First, Jesus being pierced through the heart is very interesting. John emphasizes that the day Jesus died was the day of preparation for the Passover. This does not conflict with the Synoptic Gospel which merely state that Jesus celebrated Passover with his disciples on the night on which he was betrayed, not that it was necessarily the day that other people were celebrating it. In any case, if this is so, then Jesus would have been on the cross, according to John, at the precise time that the Passover Lambs were being slaughtered. According to Rabbinical literature, Lambs killed for the Passover were slaughtered at the time of Christ by being pierce through the heart and then letting the blood be drained. The parallel then with Jesus is obvious. Some have also noted that Lambs were often roasted on cross beams that resemble the cross.
What is most interesting to me is the parallel between the passion narrative and the Passover liturgy that has been handed down to us. First, I will make a historical and exegetical move that I think is not only theologically justifiable (God is the author of Scripture, so we can read each passage in light of the whole Bible), but historically as well. It would be my contention that John when he wrote his Gospel was completely aware of the other Gospels and intended his Gospel to be read in light of the other ones. Here I of course go against the consensus of NT scholarship since Bultmann, but I think it justifiable.
Why do I think this? A number of reasons. 1. John wrote his Gospel long after the Synoptic Gospel had been written and therefore its is highly unlikely that he would not have known them.
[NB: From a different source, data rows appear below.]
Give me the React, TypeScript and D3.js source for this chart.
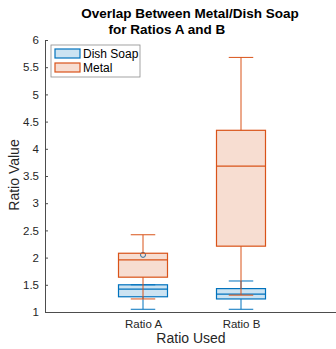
import { useEffect, useRef } from 'react';
import * as d3 from 'd3';

const categories = ['Ratio A', 'Ratio B'];
const yTicks = [1, 1.5, 2, 2.5, 3, 3.5, 4, 4.5, 5, 5.5, 6];

// [lowerWhisker, q1, median, q3, upperWhisker]
const dishSoapStats = [
  [1.05, 1.28, 1.42, 1.5, 1.5],
  [1.05, 1.24, 1.33, 1.43, 1.57],
];
const dishSoapOutliers = [[2.05], []];
const metalStats = [
  [1.24, 1.64, 1.96, 2.08, 2.42],
  [1.31, 2.21, 3.68, 4.34, 5.68],
];
const metalOutliers = [[], []];

const seriesNames = ['Dish Soap', 'Metal'];
const edgeColors = ['#0072BD', '#D95319'];
const fillColors = ['rgba(0,114,189,0.2)', 'rgba(217,83,25,0.2)'];

const App = () => {
  const ref = useRef(null);
  const width = 336;
  const height = 349;
  const margin = { left: 45, right: -3, top: 40, bottom: 37 };

  useEffect(() => {
    const svg = d3.select(ref.current);
    svg.selectAll('*').remove();
    svg.attr('width', width).attr('height', height);

    const font = 'Helvetica, "Liberation Sans", Arial, sans-serif';
    const x = d3.scaleLinear().domain([0, 3]).range([margin.left, width - margin.right]);
    const y = d3.scaleLinear().domain([1, 6]).range([height - margin.bottom, margin.top]);
    const boxW = (x(1) - x(0)) / 2;

    // y axis
    const yg = svg.append('g').attr('transform', `translate(${margin.left},0)`);
    yg.call(d3.axisLeft(y).tickValues(yTicks).tickSize(-3).tickSizeOuter(0).tickPadding(6)
      .tickFormat(d3.format('')));
    yg.select('.domain').attr('stroke', '#4d4d4d');
    yg.selectAll('.tick line').attr('stroke', '#4d4d4d');
    yg.selectAll('text').attr('font-family', font).attr('font-size', 11.5).attr('fill', '#262626');

    // x axis
    const xg = svg.append('g').attr('transform', `translate(0,${y(1)})`);
    xg.call(
      d3.axisBottom(x).tickValues([1, 2]).tickSize(0).tickSizeOuter(0).tickPadding(8)
        .tickFormat((d) => categories[(d as number) - 1])
    );
    xg.select('.domain').attr('stroke', '#4d4d4d');
    xg.selectAll('text').attr('font-family', font).attr('font-size', 11.5).attr('fill', '#262626');

    const drawSeries = (stats: number[][], outliers: number[][], k: number) => {
      const g = svg.append('g');
      stats.forEach((s, i) => {
        const cx = x(i + 1);
        const [lo, q1, med, q3, hi] = s;
        g.append('line').attr('x1', cx).attr('x2', cx).attr('y1', y(q3)).attr('y2', y(hi))
          .attr('stroke', edgeColors[k]);
        g.append('line').attr('x1', cx).attr('x2', cx).attr('y1', y(q1)).attr('y2', y(lo))
          .attr('stroke', edgeColors[k]);
        [lo, hi].forEach((v) => {
          g.append('line').attr('x1', cx - boxW / 4).attr('x2', cx + boxW / 4)
            .attr('y1', y(v)).attr('y2', y(v)).attr('stroke', edgeColors[k]);
        });
        outliers[i].forEach((v) => {
          g.append('circle').attr('cx', cx).attr('cy', y(v)).attr('r', 2.5)
            .attr('fill', 'none').attr('stroke', edgeColors[k]);
        });
        g.append('rect').attr('x', cx - boxW / 2).attr('width', boxW)
          .attr('y', y(q3)).attr('height', y(q1) - y(q3))
          .attr('fill', fillColors[k]).attr('stroke', edgeColors[k]).attr('stroke-width', 1.2);
        g.append('line').attr('x1', cx - boxW / 2).attr('x2', cx + boxW / 2)
          .attr('y1', y(med)).attr('y2', y(med)).attr('stroke', edgeColors[k]).attr('stroke-width', 1.2);
      });
    };
    drawSeries(dishSoapStats, dishSoapOutliers, 0);
    drawSeries(metalStats, metalOutliers, 1);

    // legend
    const lg = svg.append('g').attr('transform', 'translate(51,45)');
    lg.append('rect').attr('width', 89).attr('height', 32).attr('fill', 'white')
      .attr('stroke', '#8c8c8c').attr('stroke-width', 0.8);
    seriesNames.forEach((name, k) => {
      lg.append('rect').attr('x', 4).attr('y', 4 + k * 14).attr('width', 25).attr('height', 9)
        .attr('fill', fillColors[k]).attr('stroke', edgeColors[k]).attr('stroke-width', 1.2);
      lg.append('text').attr('x', 32).attr('y', 13 + k * 14).attr('font-family', font)
        .attr('font-size', 12).attr('fill', '#000').text(name);
    });

    // title
    svg.append('text').attr('x', 190).attr('y', 18).attr('text-anchor', 'middle')
      .attr('font-family', font).attr('font-weight', 'bold').attr('font-size', 13.5)
      .attr('fill', '#000').text('Overlap Between Metal/Dish Soap');
    svg.append('text').attr('x', 167).attr('y', 34).attr('text-anchor', 'middle')
      .attr('font-family', font).attr('font-weight', 'bold').attr('font-size', 13.5)
      .attr('fill', '#000').text('for Ratios A and B');

    // axis labels
    svg.append('text').attr('x', 191).attr('y', 343).attr('text-anchor', 'middle')
      .attr('font-family', font).attr('font-size', 14).attr('fill', '#262626').text('Ratio Used');
    svg.append('text').attr('transform', 'translate(19,175) rotate(-90)').attr('text-anchor', 'middle')
      .attr('font-family', font).attr('font-size', 14).attr('fill', '#262626').text('Ratio Value');
  }, []);

  return <svg ref={ref} style={{ position: 'absolute', left: 0, top: 0 }} />;
};

export default App;
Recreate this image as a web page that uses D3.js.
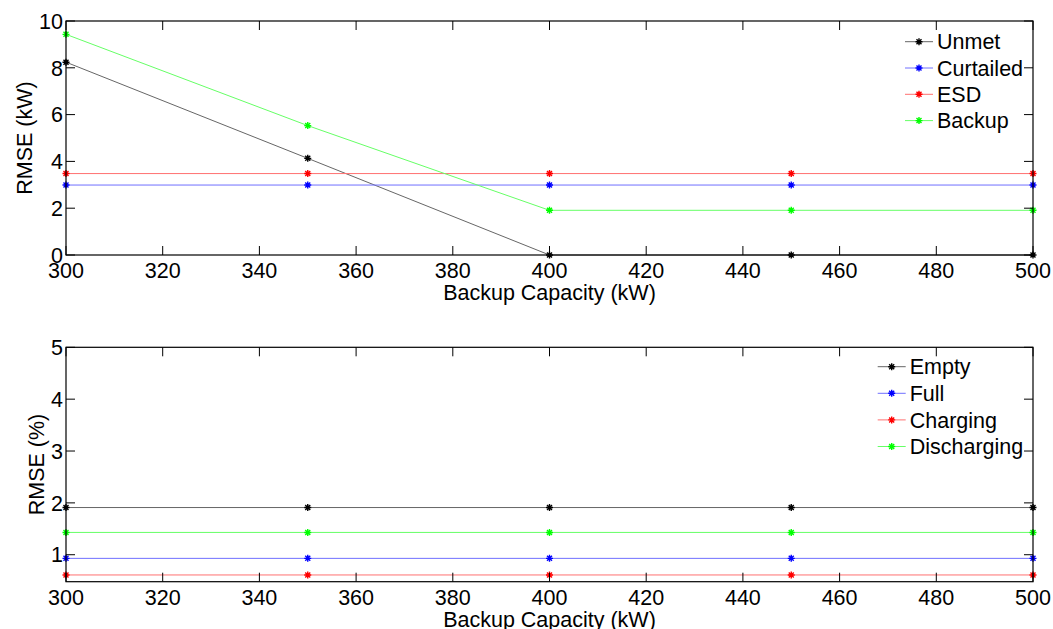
<!DOCTYPE html>
<html>
<head>
<meta charset="utf-8">
<script src="https://cdn.jsdelivr.net/npm/d3@7"></script>
<style>
  html, body { margin: 0; padding: 0; background: #fff; }
  svg { display: block; }
  text { font-family: "Liberation Sans", Arial, Helvetica, sans-serif; fill: #000; }
</style>
</head>
<body>
<svg id="chart" width="1053" height="629"></svg>
<script>
// ---- data ----
const capacity = [300, 350, 400, 450, 500];
const xTicks = [300, 320, 340, 360, 380, 400, 420, 440, 460, 480, 500];

const topNames = ["Unmet", "Curtailed", "ESD", "Backup"];
const unmet     = [8.24, 4.13, 0, 0, 0];
const curtailed = [2.99, 2.99, 2.99, 2.99, 2.99];
const esd       = [3.48, 3.48, 3.48, 3.48, 3.48];
const backup    = [9.43, 5.53, 1.91, 1.91, 1.91];
const topYTicks = [0, 2, 4, 6, 8, 10];

const bottomNames = ["Empty", "Full", "Charging", "Discharging"];
const empty       = [1.91, 1.91, 1.91, 1.91, 1.91];
const full        = [0.93, 0.93, 0.93, 0.93, 0.93];
const charging    = [0.61, 0.61, 0.61, 0.61, 0.61];
const discharging = [1.43, 1.43, 1.43, 1.43, 1.43];
const bottomYTicks = [1, 2, 3, 4, 5];

const seriesColors = ["#000000", "#0000ff", "#ff0000", "#00ff00"];
const lineColors   = ["#666666", "#7070ff", "#ff7070", "#66ff66"];

// ---- drawing ----
const svg = d3.select("#chart");
const FS = 21.5;
const MARK = "M-3.5,0H3.5M0,-3.5V3.5M-2.5,-2.5L2.5,2.5M-2.5,2.5L2.5,-2.5";

function panel(cfg) {
  const x = d3.scaleLinear().domain([300, 500]).range([66, 1033]);
  const y = d3.scaleLinear().domain(cfg.yDomain).range([cfg.bottom, cfg.top]);
  const g = svg.append("g");

  // series
  cfg.series.forEach((vals, i) => {
    const pts = capacity.map((c, j) => [c, vals[j]]);
    g.append("path")
      .datum(pts)
      .attr("fill", "none")
      .attr("stroke", lineColors[i])
      .attr("stroke-width", 1)
      .attr("d", d3.line().x(d => x(d[0])).y(d => y(d[1])));
    g.selectAll(null).data(pts).enter().append("path")
      .attr("transform", d => `translate(${x(d[0])},${y(d[1])})`)
      .attr("d", MARK)
      .attr("stroke", seriesColors[i])
      .attr("stroke-width", 1.4);
  });

  // box
  const x0 = x.range()[0], x1 = x.range()[1];
  g.append("rect")
    .attr("x", x0).attr("y", cfg.top)
    .attr("width", x1 - x0).attr("height", cfg.bottom - cfg.top)
    .attr("fill", "none").attr("stroke", "#000").attr("stroke-width", 1.2);

  // x ticks (inward, bottom and top)
  const TL = 9;
  xTicks.forEach(t => {
    const px = x(t);
    g.append("line").attr("x1", px).attr("x2", px)
      .attr("y1", cfg.bottom).attr("y2", cfg.bottom - TL)
      .attr("stroke", "#000").attr("stroke-width", 1);
    g.append("line").attr("x1", px).attr("x2", px)
      .attr("y1", cfg.top).attr("y2", cfg.top + TL)
      .attr("stroke", "#000").attr("stroke-width", 1);
    g.append("text").attr("x", px).attr("y", cfg.bottom + 23)
      .attr("text-anchor", "middle").attr("font-size", FS).text(t);
  });
  // y ticks (inward, left and right)
  cfg.yTicks.forEach(t => {
    const py = y(t);
    g.append("line").attr("x1", x0).attr("x2", x0 + TL)
      .attr("y1", py).attr("y2", py)
      .attr("stroke", "#000").attr("stroke-width", 1);
    g.append("line").attr("x1", x1).attr("x2", x1 - TL)
      .attr("y1", py).attr("y2", py)
      .attr("stroke", "#000").attr("stroke-width", 1);
    g.append("text").attr("x", x0 - 3).attr("y", py)
      .attr("dy", "0.36em")
      .attr("text-anchor", "end").attr("font-size", FS).text(t);
  });

  // axis labels
  g.append("text").attr("x", (x0 + x1) / 2).attr("y", cfg.bottom + 45)
    .attr("text-anchor", "middle").attr("font-size", FS).text("Backup Capacity (kW)");
  g.append("text")
    .attr("transform", `translate(${cfg.yLabelX},${(cfg.top + cfg.bottom) / 2}) rotate(-90)`)
    .attr("dy", "0.36em")
    .attr("text-anchor", "middle").attr("font-size", FS).text(cfg.yLabel);

  // legend
  cfg.names.forEach((name, i) => {
    const ly = cfg.legendY + i * cfg.legendStep;
    const lx = cfg.legendX;
    g.append("line").attr("x1", lx).attr("x2", lx + 28)
      .attr("y1", ly).attr("y2", ly)
      .attr("stroke", lineColors[i]).attr("stroke-width", 1);
    g.append("path")
      .attr("transform", `translate(${lx + 14},${ly})`)
      .attr("d", MARK)
      .attr("stroke", seriesColors[i]).attr("stroke-width", 1.4);
    g.append("text").attr("x", lx + 32).attr("y", ly)
      .attr("dy", "0.36em").attr("font-size", FS).text(name);
  });
}

panel({
  top: 21, bottom: 255, yDomain: [0, 10], yTicks: topYTicks,
  series: [unmet, curtailed, esd, backup], names: topNames,
  yLabel: "RMSE (kW)", yLabelX: 24,
  legendX: 905, legendY: 41.7, legendStep: 26.3
});
panel({
  top: 347.3, bottom: 581.7, yDomain: [0.48, 5], yTicks: bottomYTicks,
  series: [empty, full, charging, discharging], names: bottomNames,
  yLabel: "RMSE (%)", yLabelX: 36,
  legendX: 877.7, legendY: 366.7, legendStep: 26.6
});
</script>
</body>
</html>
As Richard Bauckham showed in A Gospel for All Christians, it is absurd to think that the Synoptic Gospels (or John for that matter) were written for individual communities and therefore would have been circulated immediately. 2. As Richard Bauckham also shows in Jesus and the Eye Witnesses, John is aware of the Petrine witness present in Luke and Mark, since he uses the literary technique of "inclusio of eye witness." The inclusio of eye witness is a literary technique of the first and second centuries AD, where the author would make the first and last disciple (Bauckham uses various philosophers' biographies to make his point) mentioned in the biography the person who served as the eye witnesses to story being told. Mark has one involving Peter, Luke has one involving Peter and then a wider one involving the women disciples of Jesus, whom Bauckham thinks are Luke's primary source (BTW, Matthew doesn't have one!). John has one with Peter- meaning he acknowledges the Petrine witness in the Synoptic tradition that he is well aware of- but then makes his own (the beloved Disciple) wider than Peters, meaning he both is acknowledging, commenting on and expanding on the Petrine witness. If that is correct (which I think I have made a strong historical and theological case for), then John intends his passion narrative to be read in light of and in conjunction with, the Synoptic Gospels.
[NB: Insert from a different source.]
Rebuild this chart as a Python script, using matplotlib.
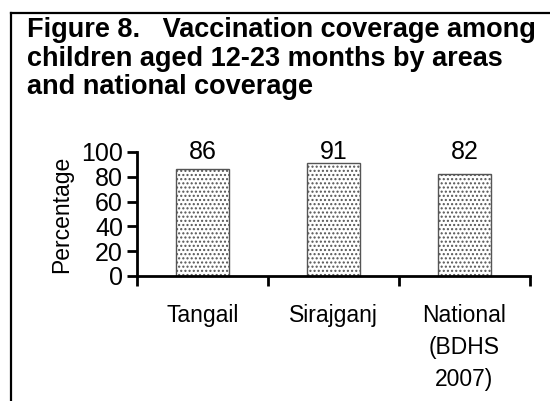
import matplotlib
matplotlib.use("Agg")
import matplotlib.pyplot as plt
from matplotlib.lines import Line2D

plt.rcParams['font.family'] = ['Liberation Sans', 'DejaVu Sans']
plt.rcParams['hatch.color'] = '#555555'
plt.rcParams['hatch.linewidth'] = 1.0

# Vaccination coverage (%) for children aged 12-23 months
areas = ["Tangail", "Sirajganj", "National\n(BDHS\n2007)"]
coverage = [86, 91, 82]
yticks = [0, 20, 40, 60, 80, 100]

fig = plt.figure(figsize=(5.5, 4.01), dpi=100)
ax = fig.add_axes([0.249, 0.312, 0.7146, 0.309])

pos = list(range(len(areas)))
ax.bar(pos, coverage, width=0.4, color='white', edgecolor='#555555',
       linewidth=1.0, hatch='....')

# value labels sit in a row level with the top tick
for x, v in zip(pos, coverage):
    ax.text(x, 100, str(v), ha='center', va='center', fontsize=18)

ax.set_xlim(-0.5, len(areas) - 0.5)
ax.set_ylim(0, 100)
ax.set_yticks(yticks)
ax.set_yticklabels([str(t) for t in yticks], fontsize=18)
ax.set_xticks([p - 0.5 for p in pos] + [len(areas) - 0.5])
ax.set_xticklabels([])
ax.set_xticks(pos, minor=True)
ax.set_xticklabels(areas, minor=True, fontsize=16.5, linespacing=1.5, va='top')
ax.tick_params(axis='x', which='minor', length=0, pad=20)
ax.tick_params(axis='both', which='major', length=7, width=2, direction='out')
ax.tick_params(axis='y', pad=3)

for side in ['top', 'right']:
    ax.spines[side].set_visible(False)
for side in ['left', 'bottom']:
    ax.spines[side].set_linewidth(2)

ax.set_ylabel("Percentage", fontsize=16.5, labelpad=5.5)

fig.text(0.049, 1 - 17 / 401,
         "Figure 8.   Vaccination coverage among\nchildren aged 12-23 months by areas\nand national coverage",
         fontsize=19.5, fontweight='bold', ha='left', va='top', linespacing=1.13)

# box outline on the left and top
fig.add_artist(Line2D([11 / 550, 11 / 550], [0, 1 - 13 / 401], color='black', linewidth=1.6))
fig.add_artist(Line2D([11 / 550, 1], [1 - 13 / 401, 1 - 13 / 401], color='black', linewidth=1.6))

fig.savefig("out.png", dpi=100)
Back though to the Passover liturgy. The Passover liturgy in the first century (as far as we can tell!) had 4 parts. Each part involved a separate cup to be drank and a prayer to be said. Bear in mind, this is why the Disciple kept on falling asleep in the garden, they had consumed alot of wine! (Wine in antiquity was frequently watered down, but still that's alot). Anyways, it tends to be the consensus of scholars (Joachim Jermias has not been rejected on this point) that Jesus instituted the Lord's Supper on the third cup, the "Cup of Blessing." There is further evidence of this from Paul's remark in 1 Cor. "is not the Cup of blessing that we bless . . ." referring to the cup used in the Lord's Supper.
If that is the case, then what is interesting is that there is no fourth cup after the institution of the Lord's Supper in the Synoptic Gospels. Well, one could say, there is no first and second either. Nevertheless, we're really not told what happened before the institution of the Sacrament (except for what the conversation was about), but we are told what happened afterwards. Mark tells us that they sang some hymns- which is what you were supposed to do in the 4 part liturgy after the fourth cup. But then, it seems that there's no fourth cup, since it would probably be mentioned along with the hymn singing activity. There's further evidence also. Remember, Jesus says that he won't drink of the "fruit of the vine" until he drinks it anew in the kingdom of God. This would mean that he won't drink the fourth cup.
Now, what does John tell us that's unique? When Jesus is on the cross about to die, he does finally drink the fourth cup. He asks for a drink and he consumes wine on the cross. Read in light of the other narratives, we discern several things. First, the kingdom (as Chemnitz might say, the "kingdom of grace") comes when Jesus has fulfilled the Father's will by dying for our sins. Secondly, it means that the cross completes a new Passover liturgy and therefore the new exodus from sin, death, the devil and the law. After all, you need sacrificed body and blood to enact the new Passover. Jesus' body and blood as they are presented to us in the Lord's Supper are sacrificed body and blood, in that in the OT sacrifice meant the separation of blood from the body of the animal (see Lev. 17). In this, the cross along with the meal of the New Testament, complete one event of the New Passover and the new exodus.